Throughout history and culture, a common yet complicated thread has been woven between the relationship of mother-in-law and daughter-in-law. A genuinely friendly or understanding mother-in-law seems to be as rare as a unicorn and you should cherish her if you have been blessed with such a gift. In Trinidad and Tobago we even have a pepper-based dish named after a mother-in-law’s ‘hotness’. I understand that not all daughters-in-law have this plight and in some instances the daughters-in-law are indeed the negative factor and create drama/problems. My aim for today, however, is to highlight in-laws that seem to lack emotion and understanding. It appears some daughters-in-law within society want to voice their concerns. Last week, I received three messages seeking advice about this particular issue so I hope this helps. This is the letter that should be sent containing a message that needs to be heard.
Firstly, thank you for taking the time to read this. It warms my heart that you care about my concerns and needs. I always wished that having a mother-in-law would be like having a second mother. After all you are the person that created and raised the love of my life. Before he was mine, he was yours and I respect that fact with all of my heart. Wouldn’t it be perfect if he could be ours in different ways? You will always be his mother and the first woman he ever truly loved holding a special place that can be taken by no one.
I ask that you try to accept his decisions and if I am one of them please accept me as a person and not just an idea of what you expect I should sound like, of how you expect me to act and of what kind of family you expected me to come from. Regardless of the colour of my skin, my cooking skills, the job I have and the religion I practice, your son chose me to build a future with, so there must be something worthwhile that he saw to make such a big decision. If you love him, allow him to paint his own perfect picture of his wife and family.

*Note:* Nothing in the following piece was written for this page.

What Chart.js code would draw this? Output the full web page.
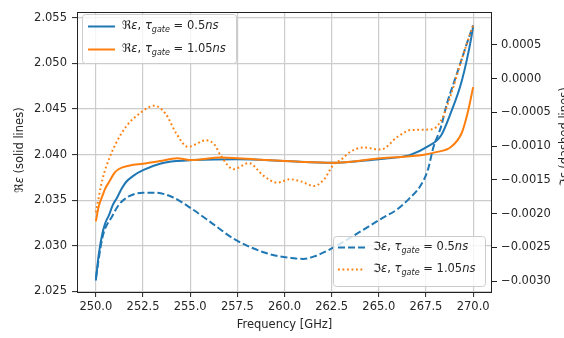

I know you fear he does not know what’s best for himself but please put yourself in my shoes before you critique everything we do and inquire about every move we make. I promise I will try my best to learn his likes and dislikes the same way he is trying to learn mine. Please don’t forget I am someone’s daughter. I know you view your son as a prince but it hurts when you forget I am my parents’ little princess as well. As a woman I hope you can sympathise with me…remember how you want to be treated, accepted and loved by your in-laws?
Our marriage, regardless if it is old or new, requires space and attention. When you constantly enter our arguments, how will we learn to resolve them as a couple on our own? If you ask your son to place you before our marriage what will happen when you are not around to care for him? He should not have to choose between us. If you call endlessly when we are spending a little quality time, how can we learn to spend time alone in comfort? If you tell me how to cook, clean and tend to the needs of my children, how can I create a household of my own successfully? It can be hurtful and embarrassing when these things are done in excess.
Your son and I need to learn how to fix problems ourselves and build our marriage as a couple following, not only, old traditions, but, creating our new traditions and memories of which you are sure to be a part. I think balance is key and believe me, we will ask for your advice. We will visit you and ask you to visit us. The children will always spend time with their grandparents in a healthier, happier environment.
I am happy to be a part of your family and I hope we can learn and form a special bond genuinely learning to create a warm, considerate and close relationship. After all, we have a very special man in both of our lives…your amazing son.
Your Daughter not only in LAW, but in LOVE.